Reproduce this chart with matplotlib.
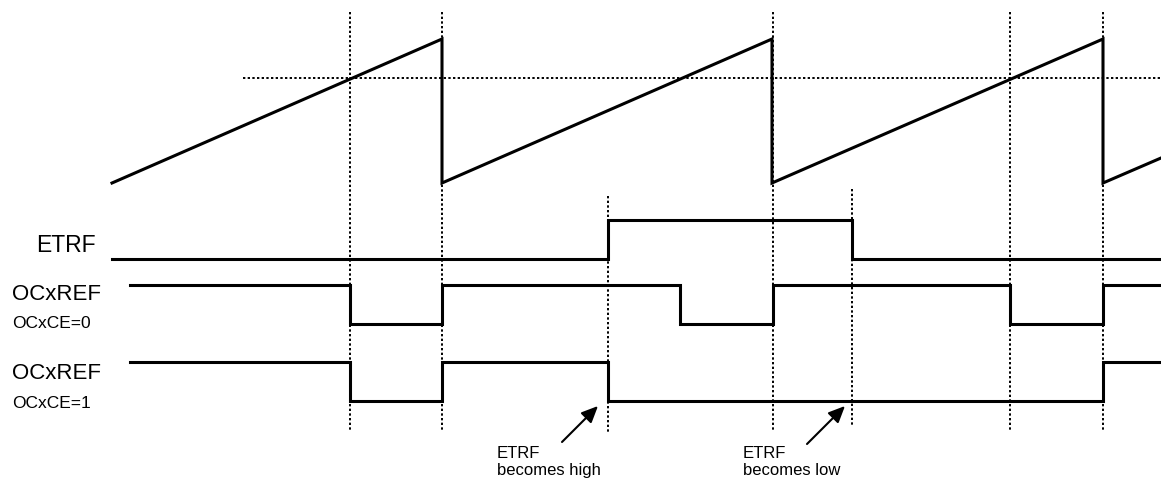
import matplotlib.pyplot as plt

plt.rcParams['font.family'] = ['Liberation Sans', 'DejaVu Sans']

# counter sawtooth (x, y) in drawing units (y grows downward)
saw_x = [112, 442, 442, 772, 772, 1103, 1103, 1161]
saw_y = [184, 40, 184, 40, 184, 40, 184, 159]
threshold_y = 79
threshold_x0 = 243

# ETRF input
etrf_x = [112, 608, 608, 852, 852, 1161]
etrf_y = [260, 260, 221, 221, 260, 260]

# OCxREF with OCxCE=0
ref0_x = [130, 350, 350, 442, 442, 680, 680, 773, 773, 1010, 1010, 1103, 1103, 1161]
ref0_y = [286, 286, 325, 325, 286, 286, 325, 325, 286, 286, 325, 325, 286, 286]

# OCxREF with OCxCE=1
ref1_x = [130, 350, 350, 442, 442, 608, 608, 1103, 1103, 1161]
ref1_y = [363, 363, 402, 402, 363, 363, 402, 402, 363, 363]

# vertical guides: x, top, bottom
guide_x = [350, 442, 608, 773, 852, 1010, 1103]
guide_top = [13, 13, 197, 13, 190, 13, 13]
guide_bot = [432, 432, 433, 432, 427, 432, 432]

# signal labels: text, x, baseline, size
labels = ['ETRF', 'OCxREF', 'OCxCE=0', 'OCxREF', 'OCxCE=1']
label_x = [36, 12, 12, 12, 12]
label_base = [252, 300, 328, 379, 408]
label_size = [16.5, 16, 12.5, 16, 12.5]

fig = plt.figure(figsize=(11.61, 4.81), dpi=100)
ax = fig.add_axes([0, 0, 1, 1])
ax.set_xlim(0, 1161)
ax.set_ylim(481, 0)
ax.axis('off')

dot = dict(color='black', lw=1.4, linestyle=(0, (1.2, 1.2)))
for x, t, b in zip(guide_x, guide_top, guide_bot):
    ax.plot([x, x], [t, b], **dot)
ax.plot([threshold_x0, 1161], [threshold_y, threshold_y], **dot)

solid = dict(color='black', lw=2.2, solid_joinstyle='miter')
ax.plot(saw_x, saw_y, **solid)
ax.plot(etrf_x, etrf_y, **solid)
ax.plot(ref0_x, ref0_y, **solid)
ax.plot(ref1_x, ref1_y, **solid)

for s, x, y, fs in zip(labels, label_x, label_base, label_size):
    ax.text(x, y, s, fontsize=fs, va='baseline', ha='left')

arrow = dict(arrowstyle='-|>,head_length=1.0,head_width=0.45', color='black', lw=1.5,
             shrinkA=0, shrinkB=0)
ax.annotate('', xy=(598, 407), xytext=(562, 443), arrowprops=arrow)
ax.annotate('', xy=(845, 407), xytext=(807, 445), arrowprops=arrow)

for x, second in [(497, 'becomes high'), (743, 'becomes low')]:
    ax.text(x, 458, 'ETRF', fontsize=12, va='baseline', ha='left')
    ax.text(x, 475, second, fontsize=12, va='baseline', ha='left')

fig.savefig('out.png', dpi=100)
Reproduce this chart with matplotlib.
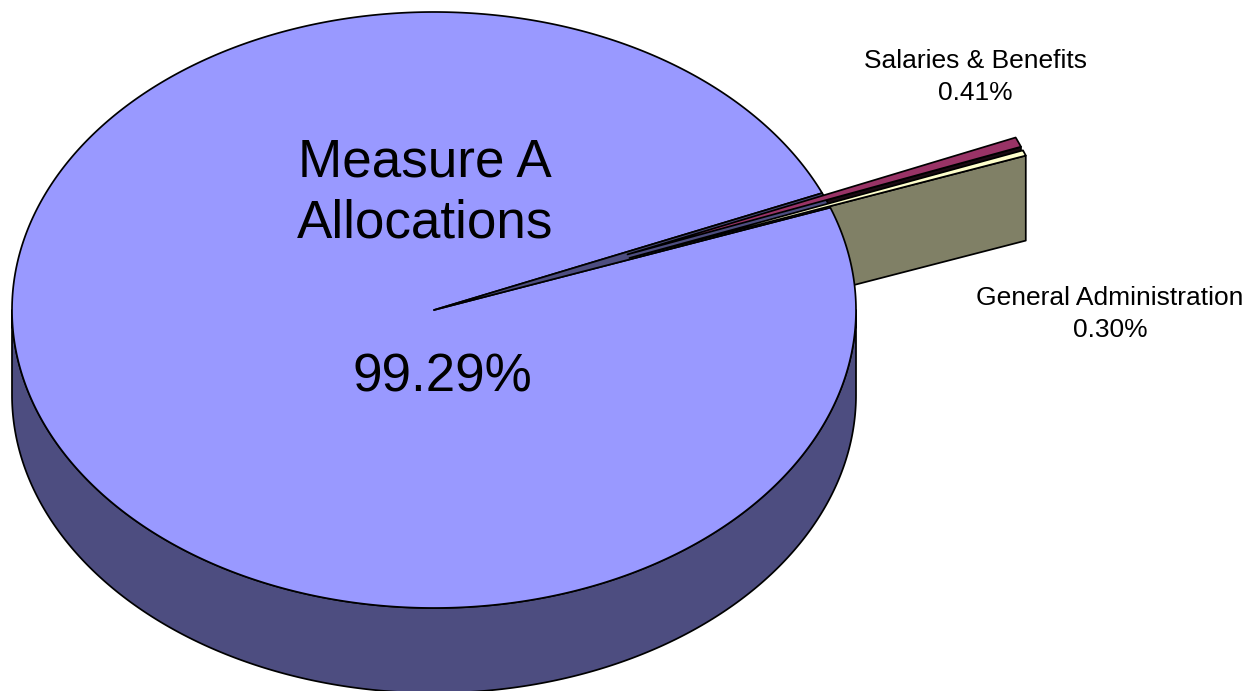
import numpy as np
import matplotlib
matplotlib.use("Agg")
import matplotlib.pyplot as plt
from matplotlib.patches import Polygon

plt.rcParams['font.family'] = ['Liberation Sans', 'DejaVu Sans']

categories = ["Measure A\nAllocations", "Salaries & Benefits", "General Administration"]
shares = [99.29, 0.41, 0.30]
tops = ["#9999FF", "#993366", "#FFFFCC"]
walls = ["#4D4D80", "#1A0A12", "#808066"]
explode = [0.0, 0.495, 0.495]

CX, CY, RX, RY, DEPTH = 434, 310, 422, 298, 85
START = 20.1      # degrees, counter-clockwise, General Administration starts here
SAL_SWEEP = 1.3   # the thin magenta slice reads a little wider than its share
LW = 1.25


def pt(a, r=1.0, off=(0, 0)):
    a = np.radians(a)
    return (CX + RX * (r * np.cos(a) + off[0]), CY - RY * (r * np.sin(a) + off[1]))


def arc(a0, a1, off=(0, 0), dy=0):
    t = np.linspace(a0, a1, max(int(abs(a1 - a0) * 2), 8))
    x, y = pt(t, 1.0, off)
    return np.column_stack([x, y + dy])


fig = plt.figure(figsize=(12.57, 6.91), dpi=100)
ax = fig.add_axes([0, 0, 1, 1])
ax.set_xlim(0, 1257)
ax.set_ylim(691, 0)
ax.axis("off")


def poly(points, color, z):
    ax.add_patch(Polygon(points, closed=True, facecolor=color, edgecolor="black",
                         linewidth=LW, joinstyle="round", zorder=z))


# slice angles from the shares
gen0 = START
gen1 = gen0 + shares[2] * 3.6
sal0 = gen1
sal1 = sal0 + shares[1] * 3.6 * SAL_SWEEP
main0 = sal1
main1 = gen0 + 360

# outer wall of the big slice
upper = arc(180, 360)
poly(np.vstack([upper, arc(360, 180, dy=DEPTH)]), walls[0], 1)

# offsets of the pulled-out slices
mid_s = np.radians((sal0 + sal1) / 2)
mid_g = np.radians((gen0 + gen1) / 2)
off_s = (explode[1] * np.cos(mid_s), explode[1] * np.sin(mid_s))
off_g = (explode[2] * np.cos(mid_g), explode[2] * np.sin(mid_g))

# lower cut walls of the pulled-out slices
for a, off, col, z in [(sal0, off_s, walls[1], 2), (gen0, off_g, walls[2], 3)]:
    apex = pt(a, 0.0, off)
    tip = pt(a, 1.0, off)
    poly([apex, tip, (tip[0], tip[1] + DEPTH), (apex[0], apex[1] + DEPTH)], col, z)

# top of the big slice and the gap left in it
poly(np.vstack([[(CX, CY)], arc(main0, main1)]), tops[0], 4)
poly(np.vstack([[(CX, CY)], arc(gen0, sal1)]), walls[0], 5)

# tops of the pulled-out slices
poly(np.vstack([[pt(0, 0.0, off_s)], arc(sal0, sal1, off_s)]), tops[1], 6)
poly(np.vstack([[pt(0, 0.0, off_g)], arc(gen0, gen1, off_g)]), tops[2], 7)

big = 38.2
small = 19
ax.text(425, 193, categories[0], fontsize=big, ha="center", va="center",
        linespacing=1.27, color="black", zorder=10)
ax.text(442, 377, f"{shares[0]:.2f}%", fontsize=big, ha="center", va="center", zorder=10)
ax.text(975, 61, categories[1], fontsize=small, ha="center", va="center", zorder=10)
ax.text(975, 93, f"{shares[1]:.2f}%", fontsize=small, ha="center", va="center", zorder=10)
ax.text(1110, 298, categories[2], fontsize=small, ha="center", va="center", zorder=10)
ax.text(1110, 330, f"{shares[2]:.2f}%", fontsize=small, ha="center", va="center", zorder=10)

fig.savefig("out.png", dpi=100, facecolor="white")
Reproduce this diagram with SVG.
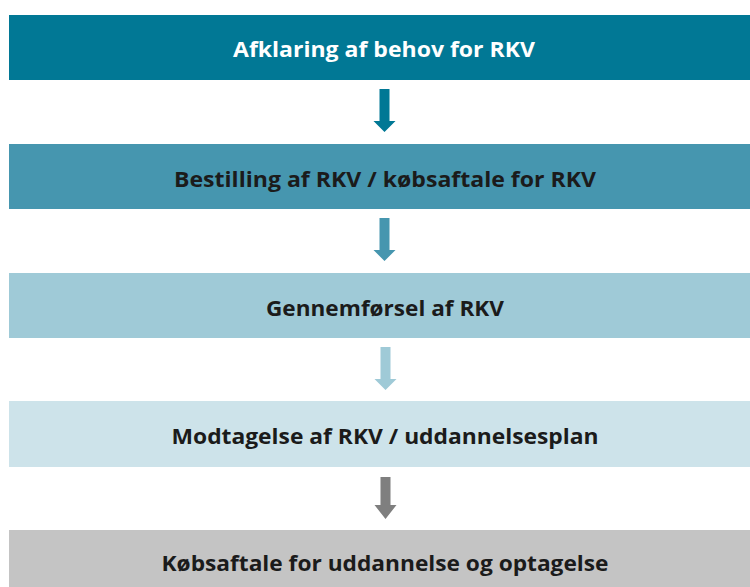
<svg xmlns="http://www.w3.org/2000/svg" width="750" height="587" viewBox="0 0 750 587">
<style>
.lbl{font-family:"Open Sans","Noto Sans","Liberation Sans",sans-serif;font-weight:bold;font-size:22px;text-anchor:middle;fill:#1b1b1b}
.w{fill:#ffffff}
</style>
<rect width="750" height="587" fill="#ffffff"/>
<g id="node1"><rect x="9" y="15" width="751" height="65" fill="#017895"/><text class="lbl w" x="384" y="57" textLength="302" lengthAdjust="spacingAndGlyphs">Afklaring af behov for RKV</text></g>
<g id="node2"><rect x="9" y="144" width="751" height="65" fill="#4696AF"/><text class="lbl" x="385" y="187" textLength="422" lengthAdjust="spacingAndGlyphs">Bestilling af RKV / købsaftale for RKV</text></g>
<g id="node3"><rect x="9" y="273" width="751" height="65" fill="#9FCAD7"/><text class="lbl" x="385" y="316" textLength="238" lengthAdjust="spacingAndGlyphs">Gennemførsel af RKV</text></g>
<g id="node4"><rect x="9" y="401" width="751" height="66" fill="#CDE3EA"/><text class="lbl" x="385" y="444" textLength="427" lengthAdjust="spacingAndGlyphs">Modtagelse af RKV / uddannelsesplan</text></g>
<g id="node5"><rect x="9" y="530" width="751" height="60" fill="#C4C4C4"/><text class="lbl" x="385" y="571" textLength="447" lengthAdjust="spacingAndGlyphs">Købsaftale for uddannelse og optagelse</text></g>
<g id="connectors">
<polygon points="379.5,89 389.5,89 389.5,121 395.5,121 384.5,132 373.5,121 379.5,121" fill="#017895"/>
<polygon points="379.5,218 389.5,218 389.5,250 395.5,250 384.5,261 373.5,250 379.5,250" fill="#4696AF"/>
<polygon points="380.5,347 390.5,347 390.5,379 396.5,379 385.5,390 374.5,379 380.5,379" fill="#9FCAD7"/>
<polygon points="380.5,477 390.5,477 390.5,505 396.5,505 385.5,519 374.5,505 380.5,505" fill="#7F7F7F"/>
</g>
</svg>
────────
## What is required
Could the lines from the top of the material through the line with "ax.text(x, y, s, fontsize=fs, va='baseline', ha='left')" be repeated exactly, pictures left out?

## Answer to the exercise
Reproduce this chart with matplotlib.
import matplotlib.pyplot as plt

plt.rcParams['font.family'] = ['Liberation Sans', 'DejaVu Sans']

# counter sawtooth (x, y) in drawing units (y grows downward)
saw_x = [112, 442, 442, 772, 772, 1103, 1103, 1161]
saw_y = [184, 40, 184, 40, 184, 40, 184, 159]
threshold_y = 79
threshold_x0 = 243

# ETRF input
etrf_x = [112, 608, 608, 852, 852, 1161]
etrf_y = [260, 260, 221, 221, 260, 260]

# OCxREF with OCxCE=0
ref0_x = [130, 350, 350, 442, 442, 680, 680, 773, 773, 1010, 1010, 1103, 1103, 1161]
ref0_y = [286, 286, 325, 325, 286, 286, 325, 325, 286, 286, 325, 325, 286, 286]

# OCxREF with OCxCE=1
ref1_x = [130, 350, 350, 442, 442, 608, 608, 1103, 1103, 1161]
ref1_y = [363, 363, 402, 402, 363, 363, 402, 402, 363, 363]

# vertical guides: x, top, bottom
guide_x = [350, 442, 608, 773, 852, 1010, 1103]
guide_top = [13, 13, 197, 13, 190, 13, 13]
guide_bot = [432, 432, 433, 432, 427, 432, 432]

# signal labels: text, x, baseline, size
labels = ['ETRF', 'OCxREF', 'OCxCE=0', 'OCxREF', 'OCxCE=1']
label_x = [36, 12, 12, 12, 12]
label_base = [252, 300, 328, 379, 408]
label_size = [16.5, 16, 12.5, 16, 12.5]

fig = plt.figure(figsize=(11.61, 4.81), dpi=100)
ax = fig.add_axes([0, 0, 1, 1])
ax.set_xlim(0, 1161)
ax.set_ylim(481, 0)
ax.axis('off')

dot = dict(color='black', lw=1.4, linestyle=(0, (1.2, 1.2)))
for x, t, b in zip(guide_x, guide_top, guide_bot):
    ax.plot([x, x], [t, b], **dot)
ax.plot([threshold_x0, 1161], [threshold_y, threshold_y], **dot)

solid = dict(color='black', lw=2.2, solid_joinstyle='miter')
ax.plot(saw_x, saw_y, **solid)
ax.plot(etrf_x, etrf_y, **solid)
ax.plot(ref0_x, ref0_y, **solid)
ax.plot(ref1_x, ref1_y, **solid)

for s, x, y, fs in zip(labels, label_x, label_base, label_size):
    ax.text(x, y, s, fontsize=fs, va='baseline', ha='left')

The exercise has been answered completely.